Apollo Brown: It’s funny man, as a producer, I’ve gotten to a point where I can pick and choose kind of who I want to work with and who I don’t want to work with. I only work with people I’m fans of and I respect what they’re doing. If I don’t, if I’m not feeling you or if I don’t respect what you’re doing, no real amount of money could make me sit down and do an album with you. I gotta keep my integrity.
So all the people that you’ve seen me do albums with, or heard me do albums with, these are people that I respect as an artist. It’s not really a dream list or anything where I’ve listed out these people I hope to work with. It just comes to me. Or the fans will be like, “You need to work with such and such,” I’ve got that a lot. A lot of people were hitting me up, in DMs and on Twitter, like, “You need to work with Locksmith, you need to do an album.”

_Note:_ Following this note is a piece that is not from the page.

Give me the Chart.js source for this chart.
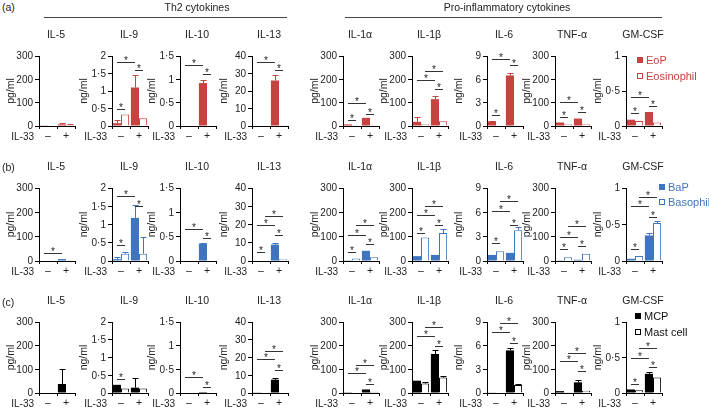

This one dude’s in my DMs right now, trying to take credit for this album. He’s like, “I know it’s me, I’m the reason why you made this CD with Locksmith!” I scroll up on his DMs, it is literally like, all this dude was sending me for the last two years was Locksmith videos and Locksmith songs and you need to do this with him. It was crazy when I looked up I was like, “Damn dog, you know it wasn’t really because of you, but you might have put the bug in my ear a little bit, you might have been part of it.”
As a producer I love to hold down whole albums, it’s one of my favorite things to do.

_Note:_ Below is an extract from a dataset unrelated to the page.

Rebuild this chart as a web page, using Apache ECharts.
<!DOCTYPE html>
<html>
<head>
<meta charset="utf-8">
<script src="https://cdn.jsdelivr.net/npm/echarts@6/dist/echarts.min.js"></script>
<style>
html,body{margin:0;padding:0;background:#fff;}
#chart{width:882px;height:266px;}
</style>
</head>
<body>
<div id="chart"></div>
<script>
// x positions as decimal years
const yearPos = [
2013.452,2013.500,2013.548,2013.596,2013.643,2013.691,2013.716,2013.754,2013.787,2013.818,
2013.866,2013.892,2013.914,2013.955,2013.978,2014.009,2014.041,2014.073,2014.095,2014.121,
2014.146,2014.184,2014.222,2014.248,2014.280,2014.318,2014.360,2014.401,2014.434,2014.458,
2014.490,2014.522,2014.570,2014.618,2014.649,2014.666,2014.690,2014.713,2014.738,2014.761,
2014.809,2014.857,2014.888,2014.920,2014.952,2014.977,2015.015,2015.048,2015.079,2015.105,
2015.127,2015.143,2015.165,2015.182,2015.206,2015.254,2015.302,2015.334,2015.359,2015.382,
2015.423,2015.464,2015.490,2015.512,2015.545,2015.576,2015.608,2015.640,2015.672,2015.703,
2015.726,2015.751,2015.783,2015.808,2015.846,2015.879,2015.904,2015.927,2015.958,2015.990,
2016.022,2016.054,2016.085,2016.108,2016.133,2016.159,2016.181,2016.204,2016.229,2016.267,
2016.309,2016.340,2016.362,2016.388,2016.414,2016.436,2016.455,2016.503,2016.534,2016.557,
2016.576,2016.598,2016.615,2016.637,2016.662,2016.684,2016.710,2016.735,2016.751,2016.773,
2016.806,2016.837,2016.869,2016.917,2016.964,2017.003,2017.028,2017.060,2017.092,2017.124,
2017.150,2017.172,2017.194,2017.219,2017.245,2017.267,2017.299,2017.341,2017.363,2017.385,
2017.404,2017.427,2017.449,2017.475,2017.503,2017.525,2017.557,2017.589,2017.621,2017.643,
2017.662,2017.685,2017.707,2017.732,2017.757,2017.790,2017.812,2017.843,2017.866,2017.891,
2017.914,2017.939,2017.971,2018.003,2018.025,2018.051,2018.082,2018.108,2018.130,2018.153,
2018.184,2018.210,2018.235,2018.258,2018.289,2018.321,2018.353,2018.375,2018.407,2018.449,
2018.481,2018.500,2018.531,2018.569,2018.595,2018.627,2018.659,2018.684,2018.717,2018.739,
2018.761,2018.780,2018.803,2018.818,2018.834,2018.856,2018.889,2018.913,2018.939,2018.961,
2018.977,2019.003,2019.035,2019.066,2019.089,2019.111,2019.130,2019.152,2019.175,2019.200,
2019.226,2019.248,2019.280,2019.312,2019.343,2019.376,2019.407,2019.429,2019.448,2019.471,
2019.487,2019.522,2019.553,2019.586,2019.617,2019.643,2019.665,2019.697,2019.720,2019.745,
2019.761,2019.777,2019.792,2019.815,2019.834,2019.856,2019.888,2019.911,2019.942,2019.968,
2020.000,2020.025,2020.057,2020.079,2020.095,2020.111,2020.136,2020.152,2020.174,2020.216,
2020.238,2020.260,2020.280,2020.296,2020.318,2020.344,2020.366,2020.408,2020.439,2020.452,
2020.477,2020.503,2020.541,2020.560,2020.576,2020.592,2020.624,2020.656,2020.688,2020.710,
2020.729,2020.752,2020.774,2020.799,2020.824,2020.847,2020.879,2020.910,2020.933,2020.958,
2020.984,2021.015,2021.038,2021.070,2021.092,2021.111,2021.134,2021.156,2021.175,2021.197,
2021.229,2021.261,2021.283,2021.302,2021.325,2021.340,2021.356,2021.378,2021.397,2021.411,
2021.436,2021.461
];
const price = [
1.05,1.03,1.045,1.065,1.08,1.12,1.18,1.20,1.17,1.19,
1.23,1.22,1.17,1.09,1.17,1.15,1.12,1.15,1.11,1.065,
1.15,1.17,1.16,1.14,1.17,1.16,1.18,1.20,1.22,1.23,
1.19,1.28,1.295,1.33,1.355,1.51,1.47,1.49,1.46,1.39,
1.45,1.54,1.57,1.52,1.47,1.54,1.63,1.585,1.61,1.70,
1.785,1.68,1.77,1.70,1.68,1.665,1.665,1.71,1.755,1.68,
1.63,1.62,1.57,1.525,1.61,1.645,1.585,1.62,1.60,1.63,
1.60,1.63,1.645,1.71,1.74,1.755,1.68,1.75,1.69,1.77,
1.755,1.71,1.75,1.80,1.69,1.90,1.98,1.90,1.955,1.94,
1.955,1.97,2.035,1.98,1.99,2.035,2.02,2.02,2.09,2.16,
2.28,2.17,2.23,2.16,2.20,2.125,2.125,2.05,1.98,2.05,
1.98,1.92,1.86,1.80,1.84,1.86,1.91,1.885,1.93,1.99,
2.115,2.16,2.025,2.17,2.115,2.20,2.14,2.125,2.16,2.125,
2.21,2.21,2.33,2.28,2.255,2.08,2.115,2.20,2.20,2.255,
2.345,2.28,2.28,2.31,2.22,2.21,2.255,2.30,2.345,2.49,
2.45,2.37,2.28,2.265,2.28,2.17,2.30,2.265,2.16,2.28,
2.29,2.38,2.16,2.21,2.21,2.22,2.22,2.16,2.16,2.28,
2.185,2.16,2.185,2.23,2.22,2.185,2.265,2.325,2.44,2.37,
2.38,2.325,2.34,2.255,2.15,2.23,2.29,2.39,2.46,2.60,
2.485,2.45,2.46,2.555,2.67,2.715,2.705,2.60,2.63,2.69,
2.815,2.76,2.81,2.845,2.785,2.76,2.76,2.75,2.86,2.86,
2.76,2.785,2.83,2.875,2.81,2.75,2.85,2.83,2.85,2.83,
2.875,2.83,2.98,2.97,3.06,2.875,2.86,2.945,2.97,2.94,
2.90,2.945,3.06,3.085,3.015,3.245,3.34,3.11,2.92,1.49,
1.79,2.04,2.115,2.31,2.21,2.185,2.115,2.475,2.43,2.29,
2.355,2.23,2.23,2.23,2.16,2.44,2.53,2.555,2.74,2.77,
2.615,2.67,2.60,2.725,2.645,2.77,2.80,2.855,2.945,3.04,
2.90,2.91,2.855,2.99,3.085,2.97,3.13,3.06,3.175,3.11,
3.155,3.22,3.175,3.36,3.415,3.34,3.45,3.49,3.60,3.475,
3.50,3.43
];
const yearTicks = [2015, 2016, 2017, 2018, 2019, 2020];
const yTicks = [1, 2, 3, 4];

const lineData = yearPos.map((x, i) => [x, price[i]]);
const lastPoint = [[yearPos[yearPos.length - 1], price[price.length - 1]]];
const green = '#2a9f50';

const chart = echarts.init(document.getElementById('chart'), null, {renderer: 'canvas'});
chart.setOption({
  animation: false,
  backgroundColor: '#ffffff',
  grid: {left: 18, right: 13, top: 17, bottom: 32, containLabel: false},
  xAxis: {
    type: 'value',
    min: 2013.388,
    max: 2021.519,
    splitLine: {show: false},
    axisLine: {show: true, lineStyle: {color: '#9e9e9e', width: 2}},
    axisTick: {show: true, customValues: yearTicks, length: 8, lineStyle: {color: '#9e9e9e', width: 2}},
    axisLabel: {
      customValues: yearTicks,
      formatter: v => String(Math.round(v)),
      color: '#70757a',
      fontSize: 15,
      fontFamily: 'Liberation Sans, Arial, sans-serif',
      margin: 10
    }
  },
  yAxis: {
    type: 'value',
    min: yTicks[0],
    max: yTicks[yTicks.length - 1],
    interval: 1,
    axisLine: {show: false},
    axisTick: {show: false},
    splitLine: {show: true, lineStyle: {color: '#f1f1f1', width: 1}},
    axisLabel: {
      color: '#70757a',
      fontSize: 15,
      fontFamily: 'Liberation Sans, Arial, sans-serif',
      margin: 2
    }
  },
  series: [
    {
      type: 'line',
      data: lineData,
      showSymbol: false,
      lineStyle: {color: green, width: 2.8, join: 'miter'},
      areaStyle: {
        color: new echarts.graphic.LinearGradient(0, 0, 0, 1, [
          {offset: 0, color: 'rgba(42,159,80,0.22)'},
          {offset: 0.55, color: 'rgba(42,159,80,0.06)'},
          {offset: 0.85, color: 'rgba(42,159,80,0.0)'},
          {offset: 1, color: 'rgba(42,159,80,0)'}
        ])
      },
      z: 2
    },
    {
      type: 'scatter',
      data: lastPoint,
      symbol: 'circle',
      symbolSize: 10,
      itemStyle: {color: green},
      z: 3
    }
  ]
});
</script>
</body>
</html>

You just mentioned that you kind of wish you added three more songs, is there gonna be a sequel to this? I think a lot of people are going to want more of this. So is it a possibility we’ll see another one down the line?
Apollo Brown: There’s always a possibility of that, bro.
Locksmith: Always, I mean yeah. I’m definitely down with that, if people want it.
Apollo Brown: Once I work with an artist, the door is always open, period. Once we do something together like this, my door is always open. Especially when the music came out as amazing as it did, and the chemistry is there and everything is just like, damn this is what I’m talking about. My door is always open.